Preserving a community’s origin stories

A first-of-its-kind project is working to document the history of South Asian settlers in BC and the contributions they've made to their communities.

The origin stories of Abbotsford’s historic Gur Sikh Gurdwara and BC’s other South Asian places of worship aren’t documented. Local scholars want to change that.

The idea to collect, preserve, and showcase the contributions of South Asians settlers had been on the minds of members of the University of the Fraser Valley’s South Asian Studies Institute (SASI) for years.

But it was a daunting task. Where to begin? What material to include? How to present it?

Nothing of the sort had been done before.

It was just a matter of getting started, SASI’s director, Dr. Satwinder Bains, said.

Earlier this month, SASI launched the South Asian Canadian Legacy Project. It had been five years in the making. But Bains said it was just the beginning.

Researchers first began visiting seven regions in the province, where they spent a considerable amount of time interviewing people in the communities, said Bains. That work produced the first exhibit: Haq and History.

The other projects followed, including recognizing 15 sites of historical significance across the province. The Gur Sikh Gurdwara in Abbotsford is one of those sites.

The temple on South Fraser Way in Abbotsford was constructed between 1910 and 1912. In 2002 it was designated a national historic site by the federal government, and now recognized provincially through the project. It is known as the oldest existing Sikh Gurdwara in North America.

An interior photo of the Gur Sikh Gurdwara in Abbotsford.

Commemorating that site, as well as the others, is about more than preserving an old building.

“It’s for interest, it’s also for pride,” Bains said. “It’s for showing that we built this nation as well. And that we have roots, we have service, we have activism, we have cultural ties, we have generational history, that’s all important.”

The main floor of the Gur Sikh Gurdwara was transformed into a museum in 2011. Before that, staff and students at BC’s first Punjabi-language school (Dasmesh Punjabi School), located at the newer Gurdwara across the street, would frequent the historic site. Kids would take part in religious celebrations and enjoy langar (communal meal) on the building’s ground floor. The school later moved to a permanent campus in east Abbotsford, where it still operates today.

The Gur Sikh Gurdwara in Abbotsford may be the oldest standing Gurdwara in North America, but it wasn’t the first in the province. Oral history suggests the first Gurdwara was created in Golden, where the first Sikhs settled in BC, said Bains. Their research suggests it was constructed in 1897.

“No one has even written the history of the Gurdwaras, for example, or the mosques or the Hindu temples,” said Bains. “We know a little bit about how they came about, but the in-depth, kind of historical, chronological knowledge is missing.”

It’s through preservation and acknowledgement of these historical sites that Bains hopes will help ignite more conversations about their significance in communities.

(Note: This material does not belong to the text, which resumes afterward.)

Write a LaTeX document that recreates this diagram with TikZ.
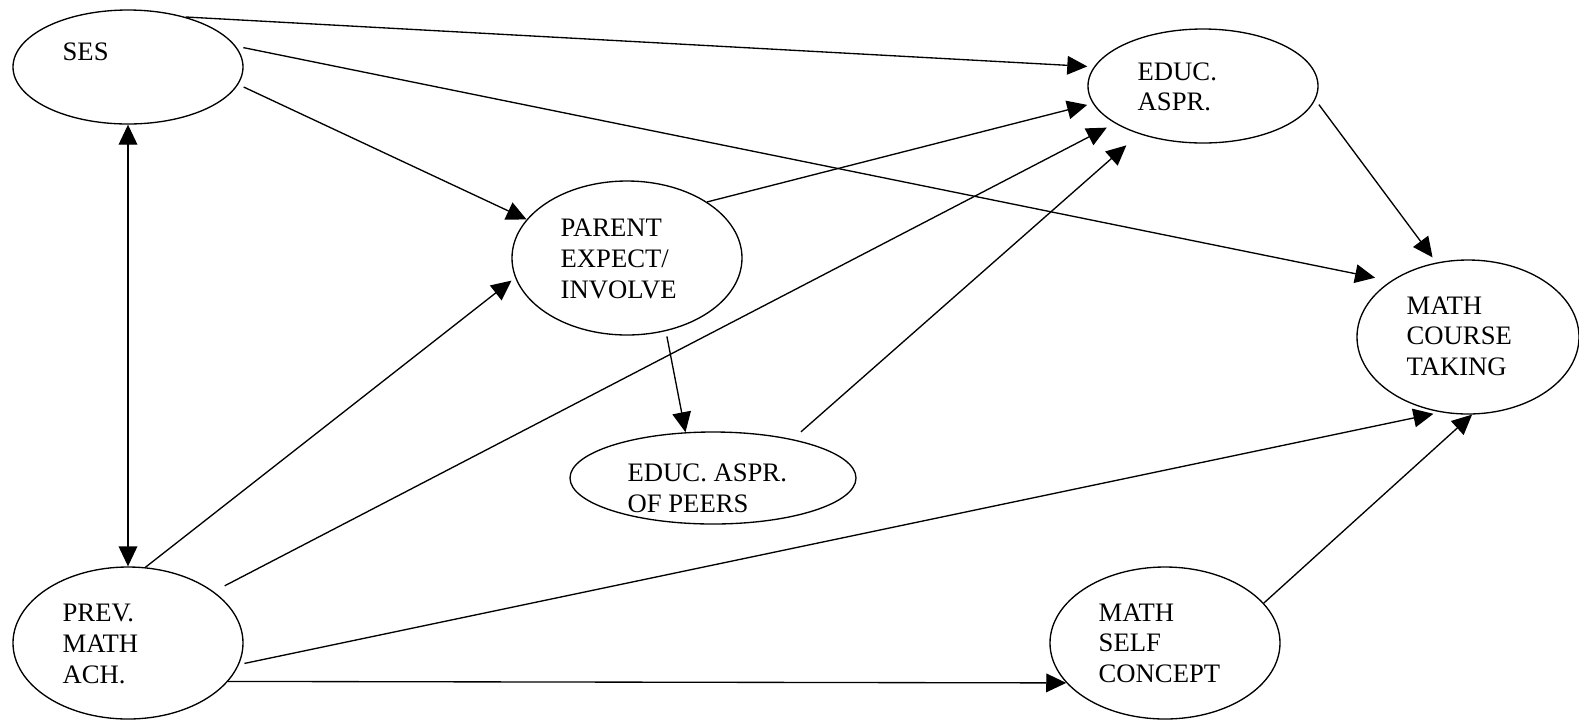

“They’re living sites of history. We want people to visit them and know that something happened here.”

Preserving that generational history is one of the many challenges. At the launch of the South Asian Canadian Legacy Project at Surrey City Hall last month, Bains celebrated her team and what they’ve accomplished. But her pride was accompanied with a sense of urgency—she said the project was already 50 years too late.

For many of the historical accounts, Bains and her team relied on oral history because the original storytellers had passed away.

“That was our biggest challenge,” she said. “We had the second and third iterations of a story, which is fine, but you don’t get that finesse. You don’t get the depth. You don’t get that emotion.”

Now that the project is out in the world, Bains hopes it will help start conversations about recognizing and preserving South Asian heritage. But the process of reflection can be difficult for immigrant families.

“Unfortunately for immigrants, sometimes coming to a new country, you want to forget the past because it’s either painful, traumatic or you feel it’s an unnecessary burden you are carrying with you,” she said. “So to go in and do that digging and deep kind of engagement with the communities takes time. We don’t expect to be flooded.”

The histories published in the first public history book of South Asian settlers include the stories of 10 families. The stories are not just of Sikh, Punjabi-speaking settlers. The project’s goal is to capture the histories of the more than 350,000 South Asians in BC.

A young girl holds a copy of the first public history book of South Asian settlers. Photo by: University of the Fraser Valley

But the process of information gathering is complex. It’s not just a matter of families coming forward with their stories and scanning their documents.

“We need to find archivists that have the languages, the Bengali, Tamil, Punjabi, Hindi, Gujarati, Urdu languages,” Bains said. For one part of the project, researchers called a Pakistani man who spoke Urdu and Farsi to decipher letters from the 1930s.

The challenges are many.

“But if you keep staying in the challenges, you’ll never get anything done,” Bains said. “This is still the beginning.”